## WRITTEN TASK
Will you repeat only the lines from the one with "Generate a Python" through the one with "import pandas as pd", both included, leaving every picture out?

######

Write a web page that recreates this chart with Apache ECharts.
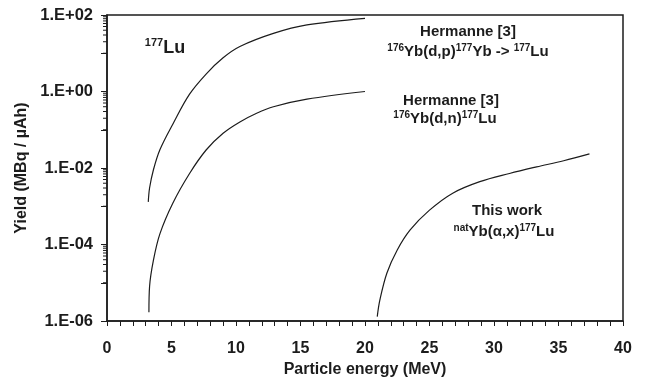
<!DOCTYPE html>
<html>
<head>
<meta charset="utf-8">
<script src="https://cdn.jsdelivr.net/npm/echarts@6/dist/echarts.min.js"></script>
<style>
  html, body { margin: 0; padding: 0; background: #fff; }
  #chart { width: 645px; height: 380px; }
</style>
</head>
<body>
<div id="chart"></div>
<script>
// Thick-target yields for 177Lu.
const energyDp = [3.2, 3.3, 3.6, 4.1, 5.1, 6.4, 7.7, 9.0, 10.3, 12.9, 15.5, 20.0];
const yieldDp = [1.3e-3, 3e-3, 9e-3, 0.03, 0.14, 0.85, 2.9, 7.6, 15, 33, 55, 82];

const energyDn = [3.25, 3.3, 3.6, 4.1, 5.1, 6.4, 7.7, 9.0, 10.3, 11.6, 12.9, 15.5, 20.0];
const yieldDn = [1.7e-6, 8e-6, 3.9e-5, 1.9e-4, 1.2e-3, 7.2e-3, 0.03, 0.081, 0.16, 0.27, 0.40, 0.63, 1.0];

const energyAlpha = [20.95, 21.15, 21.7, 22.5, 23.5, 25.0, 26.8, 28.9, 31.2, 33.3, 35.4, 37.4];
const yieldAlpha = [1.3e-6, 3.5e-6, 1.8e-5, 7.2e-5, 2.4e-4, 7.9e-4, 2.2e-3, 4.4e-3, 7.2e-3, 0.0107, 0.0155, 0.0234];

// log-axis minor ticks (Excel style, base-100 major unit)
const minorMultipliers = [10, 20, 30, 40, 50, 60, 70, 80, 90];
const minorDecades = [1e-6, 1e-4, 1e-2, 1e0];

const ink = '#1c1c1c';
const font = '"Liberation Sans", Arial, sans-serif';

const pairs = (xs, ys) => xs.map((x, i) => [x, ys[i]]);
const minorTicks = [];
minorDecades.forEach((d) => minorMultipliers.forEach((m) => minorTicks.push([0, m * d])));

const yLabel = (v) => {
  const e = Math.round(Math.log10(v));
  if (e % 2 !== 0) return '';
  return '1.E' + (e < 0 ? '-' : '+') + String(Math.abs(e)).padStart(2, '0');
};

const curve = (data) => ({
  type: 'line',
  data,
  showSymbol: false,
  smooth: 0.35,
  lineStyle: { color: ink, width: 1.2 },
  silent: true,
});

const sup = { fontSize: 10, fontWeight: 'bold', fontFamily: font, fill: ink, verticalAlign: 'top', lineHeight: 18 };
const main = { fontSize: 15, fontWeight: 'bold', fontFamily: font, fill: ink, lineHeight: 18 };
const supBig = { fontSize: 11, fontWeight: 'bold', fontFamily: font, fill: ink, verticalAlign: 'top', lineHeight: 21 };
const mainBig = { fontSize: 18, fontWeight: 'bold', fontFamily: font, fill: ink, lineHeight: 21 };

const note = (x, y, text) => ({
  type: 'text', x, y, silent: true,
  style: { text, align: 'center', verticalAlign: 'middle', rich: { s: sup, m: main, S: supBig, M: mainBig } },
});

const chart = echarts.init(document.getElementById('chart'), null, { renderer: 'canvas' });
chart.setOption({
  animation: false,
  textStyle: { fontFamily: font },
  grid: {
    left: 107, right: 22, top: 15, bottom: 59,
    outerBoundsMode: 'none',
    show: true, borderColor: ink, borderWidth: 1.5,
  },
  xAxis: {
    type: 'value', min: 0, max: 40, interval: 5,
    name: 'Particle energy (MeV)', nameLocation: 'middle', nameGap: 40,
    nameTextStyle: { fontSize: 16, fontWeight: 'bold', color: ink },
    axisLine: { onZero: false, lineStyle: { color: ink, width: 1.5 } },
    axisTick: { length: 5, lineStyle: { color: ink } },
    minorTick: { show: true, splitNumber: 5, length: 5, lineStyle: { color: ink } },
    axisLabel: { fontSize: 16, fontWeight: 'bold', color: ink, margin: 20 },
    splitLine: { show: false },
  },
  yAxis: {
    type: 'log', min: 1e-6, max: 1e2, splitNumber: 8,
    name: 'Yield (MBq / \u00b5Ah)', nameLocation: 'middle', nameGap: 70, nameRotate: 90,
    nameTextStyle: { fontSize: 16, fontWeight: 'bold', color: ink },
    axisLine: { lineStyle: { color: ink, width: 1.5 } },
    axisTick: { length: 6, lineStyle: { color: ink } },
    axisLabel: { fontSize: 16.5, fontWeight: 'bold', color: ink, margin: 14, formatter: yLabel },
    splitLine: { show: false },
  },
  series: [
    curve(pairs(energyDp, yieldDp)),
    curve(pairs(energyDn, yieldDn)),
    curve(pairs(energyAlpha, yieldAlpha)),
    {
      type: 'custom',
      data: minorTicks,
      clip: false,
      silent: true,
      renderItem: (params, api) => {
        const p = api.coord([api.value(0), api.value(1)]);
        return {
          type: 'line',
          shape: { x1: p[0] - 4, y1: p[1], x2: p[0], y2: p[1] },
          style: { stroke: ink, lineWidth: 1 },
        };
      },
    },
  ],
  graphic: [
    note(165, 48, '{S|177}{M|Lu}'),
    note(468, 32, '{m|Hermanne [3]}'),
    note(468, 52, '{s|176}{m|Yb(d,p)}{s|177}{m|Yb -> }{s|177}{m|Lu}'),
    note(451, 101, '{m|Hermanne [3]}'),
    note(445, 119, '{s|176}{m|Yb(d,n)}{s|177}{m|Lu}'),
    note(507, 211, '{m|This work}'),
    note(504, 232, '{s|nat}{m|Yb(\u03b1,x)}{s|177}{m|Lu}'),
  ],
});
</script>
</body>
</html>
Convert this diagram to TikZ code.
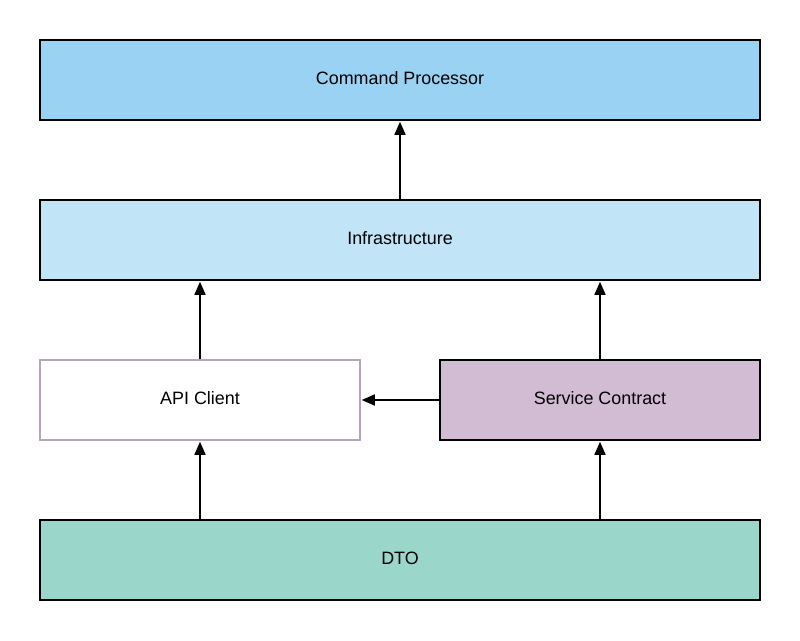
\documentclass[tikz,border=0pt]{standalone}
\usepackage{fontspec}
\setmainfont{Liberation Sans}
\usetikzlibrary{arrows.meta}
\definecolor{cpfill}{HTML}{99D2F2}
\definecolor{inffill}{HTML}{C2E4F7}
\definecolor{scfill}{HTML}{D2BCD3}
\definecolor{dtofill}{HTML}{9AD6C9}
\definecolor{apiborder}{HTML}{B4A6B8}
\tikzset{
  box/.style={draw=black, line width=1.5pt, minimum height=80pt, inner sep=0pt},
  wide/.style={box, minimum width=720pt},
  half/.style={box, minimum width=320pt},
  lbl/.style={inner sep=0pt, font=\fontsize{17.9}{20}\selectfont},
  conn/.style={line width=1.5pt, -{Triangle[length=13pt,width=11pt]}, shorten >=1pt}
}
\begin{document}
\begin{tikzpicture}[x=1pt,y=-1pt]
\useasboundingbox (0,0) rectangle (800,640);
\node[wide, fill=cpfill] (cp) at (400,80) {};
\node[wide, fill=inffill] (inf) at (400,240) {};
\node[half, fill=white, draw=apiborder] (api) at (200,400) {};
\node[half, fill=scfill] (sc) at (600,400) {};
\node[wide, fill=dtofill] (dto) at (400,560) {};
\node[lbl] (cpl) at ([yshift=2pt]cp.center) {Command Processor};
\node[lbl] (infl) at ([yshift=2pt]inf.center) {Infrastructure};
\node[lbl] (apil) at ([yshift=2pt]api.center) {API Client};
\node[lbl] (scl) at ([yshift=2pt]sc.center) {Service Contract};
\node[lbl] (dtol) at ([yshift=2pt]dto.center) {DTO};
\draw[conn] (inf.north) -- (cp.south);
\draw[conn] (api.north) -- (api.north |- inf.south);
\draw[conn] (sc.north) -- (sc.north |- inf.south);
\draw[conn] (sc.west) -- (api.east);
\draw[conn] (dto.north -| api.south) -- (api.south);
\draw[conn] (dto.north -| sc.south) -- (sc.south);
\end{tikzpicture}
\end{document}
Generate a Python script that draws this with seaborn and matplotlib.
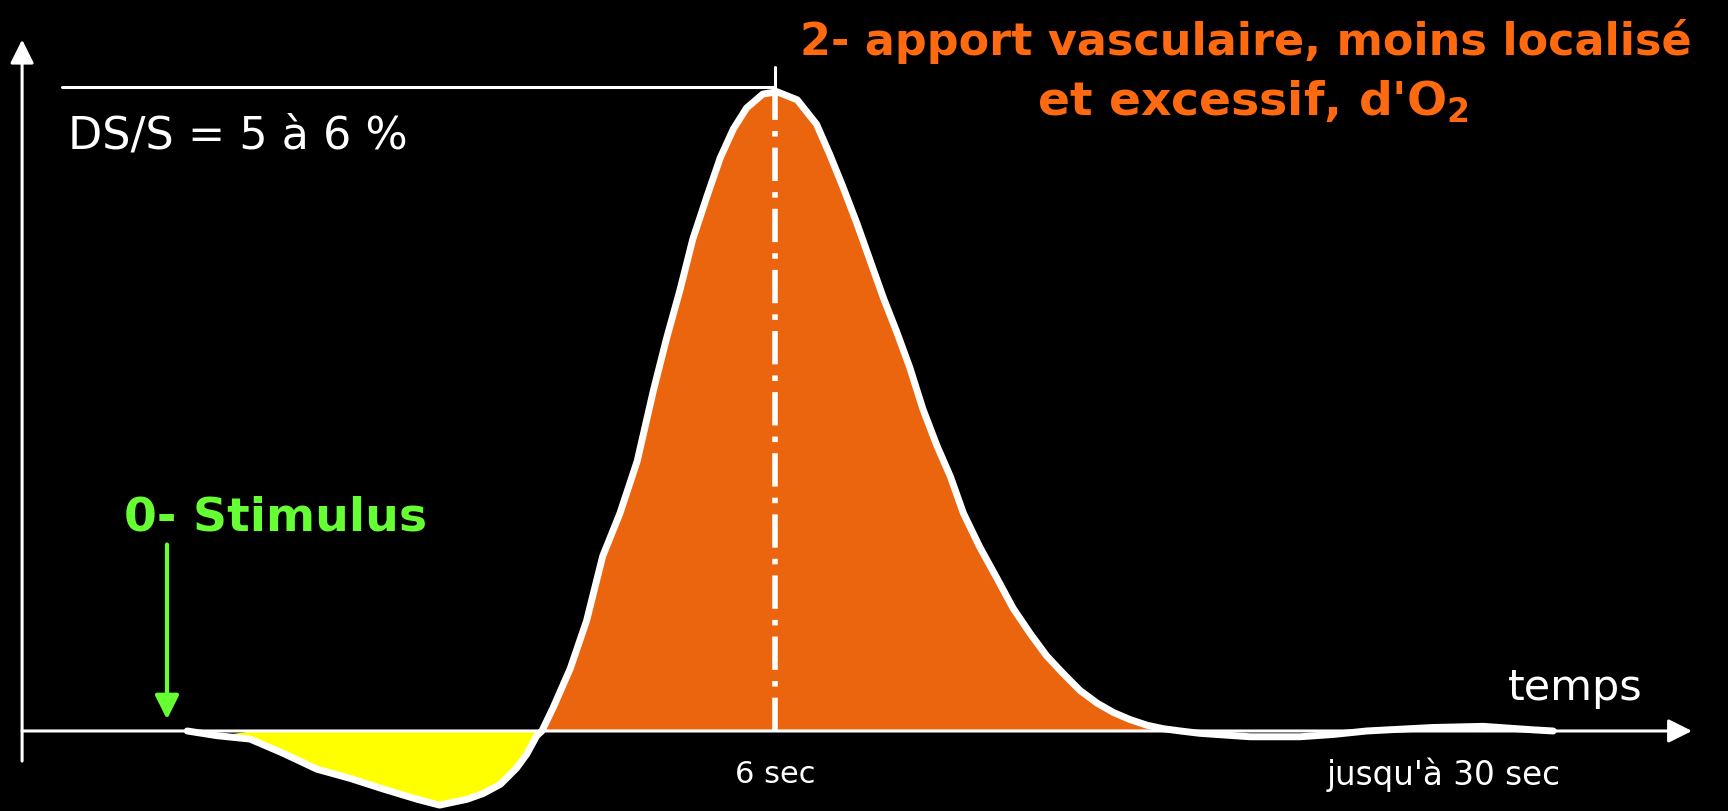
import matplotlib
matplotlib.use("Agg")
import matplotlib.pyplot as plt
import seaborn as sns
import numpy as np
import pandas as pd

# reponse BOLD : temps (s) et signal (% DS/S)
temps_s = [0.20, 0.49, 0.82, 1.14, 1.48, 1.81, 2.13, 2.47, 2.69, 2.96, 3.12, 3.29,
           3.45, 3.55, 3.65, 3.70, 3.81, 3.98, 4.14, 4.30, 4.47, 4.64, 4.80, 4.93,
           5.06, 5.19, 5.33, 5.46, 5.59, 5.72, 5.88, 6.02, 6.22, 6.41, 6.54, 6.67,
           6.81, 6.94, 7.07, 7.20, 7.33, 7.46, 7.60, 7.73, 7.86, 8.02, 8.19, 8.35,
           8.52, 8.68, 8.84, 9.01, 9.18, 9.34, 9.50, 9.67, 9.83, 10.00, 10.19, 10.69,
           11.18, 11.51, 11.84, 12.49, 12.99, 13.48, 13.68]
signal = [0.00, -0.04, -0.07, -0.19, -0.33, -0.41, -0.50, -0.59, -0.64, -0.59, -0.54, -0.46,
          -0.32, -0.20, -0.04, 0.00, 0.20, 0.54, 0.95, 1.51, 1.88, 2.33, 2.94, 3.39,
          3.80, 4.25, 4.62, 4.95, 5.20, 5.38, 5.50, 5.52, 5.45, 5.24, 4.98, 4.70,
          4.38, 4.06, 3.74, 3.45, 3.14, 2.78, 2.46, 2.20, 1.88, 1.59, 1.32, 1.06,
          0.84, 0.65, 0.50, 0.35, 0.24, 0.16, 0.10, 0.05, 0.02, 0.00, -0.02, -0.05,
          -0.05, -0.03, 0.00, 0.03, 0.04, 0.01, 0.00]

t_stimulus = 0.0
t_pic = 6.0
niveau_pic = 5.56

titre = ["2- apport vasculaire, moins localisé", "et excessif, d'O$_2$"]
label_stim = "0- Stimulus"
label_ds = "DS/S = 5 à 6 %"
label_axe = "temps"
labels_temps = ["6 sec", "jusqu'à 30 sec"]
pos_labels_temps = [6.0, 12.6]

df = pd.DataFrame({"temps": temps_s, "signal": signal})

sns.set_theme(style="dark", rc={"axes.facecolor": "black", "figure.facecolor": "black"})
plt.rcParams['font.family'] = ['DejaVu Sans']
plt.rcParams['mathtext.default'] = 'regular'

orange = "#EB650E"
orange_txt = "#FF6A10"
vert = "#66FF33"

fig = plt.figure(figsize=(17.28, 8.12), dpi=100)
ax = fig.add_axes([0, 0, 1, 1])
ax.set_xlim(-1.648, 15.405)
ax.set_ylim(-0.691, 6.321)
ax.axis('off')

t = df["temps"].to_numpy()
s = df["signal"].to_numpy()
ax.fill_between(t, s, 0, where=(s < 0) & (t > 0.75) & (t < 5), interpolate=True,
                color="#FFFF00", lw=0, zorder=1)
ax.fill_between(t, s, 0, where=s > 0, interpolate=True, color=orange, lw=0, zorder=1)
sns.lineplot(data=df, x="temps", y="signal", ax=ax, color="white", lw=5,
             sort=False, zorder=3)

# pointillé au pic
ax.plot([t_pic, t_pic], [0, max(signal)], color="white", lw=4,
        linestyle=(0, (6, 2, 1, 2)), zorder=4)
# niveau du pic
ax.plot([-1.04, t_pic], [niveau_pic, niveau_pic], color="white", lw=2.2, zorder=4)
ax.plot([t_pic, t_pic], [max(signal), 5.73], color="white", lw=2.2, zorder=4)

# axes fleches
ax.annotate("", xy=(15.05, 0), xytext=(-1.43, 0),
            arrowprops=dict(arrowstyle="-|>", color="white", lw=2.2,
                            mutation_scale=36, shrinkA=0, shrinkB=0), zorder=5)
ax.annotate("", xy=(-1.43, 5.97), xytext=(-1.43, -0.26),
            arrowprops=dict(arrowstyle="-|>", color="white", lw=2.2,
                            mutation_scale=36, shrinkA=0, shrinkB=0), zorder=5)

# stimulus
ax.annotate("", xy=(t_stimulus, 0.10), xytext=(t_stimulus, 1.61),
            arrowprops=dict(arrowstyle="-|>", color=vert, lw=3,
                            mutation_scale=36, shrinkA=0, shrinkB=0), zorder=5)
ax.text(-0.42, 1.85, label_stim, color=vert, fontsize=34, fontweight="bold",
        ha="left", va="center")

ax.text(-0.98, 5.15, label_ds, color="white", fontsize=32, ha="left", va="center")
ax.text(13.9, 0.28, label_axe, color="white", fontsize=31, ha="center", va="baseline")
ax.text(pos_labels_temps[0], -0.37, labels_temps[0], color="white", fontsize=22,
        ha="center", va="center")
ax.text(pos_labels_temps[1], -0.37, labels_temps[1], color="white", fontsize=23.5,
        ha="center", va="center")

ax.text(10.65, 5.96, titre[0], color=orange_txt, fontsize=32, fontweight="bold",
        ha="center", va="center")
ax.text(10.72, 5.44, titre[1], color=orange_txt, fontsize=34, fontweight="bold",
        ha="center", va="center")

fig.savefig("out.png", dpi=100, facecolor="black")
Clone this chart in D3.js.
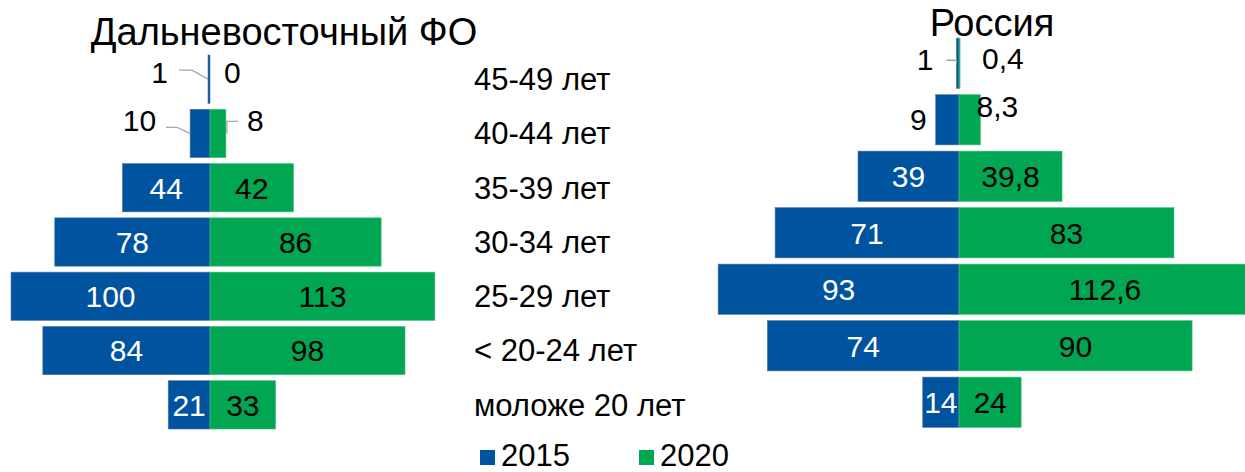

######

## EXERCISE ANSWER
Generate a Python script that draws this with seaborn and matplotlib.
import matplotlib
matplotlib.use("Agg")
import matplotlib.pyplot as plt
import seaborn as sns
import numpy as np
import pandas as pd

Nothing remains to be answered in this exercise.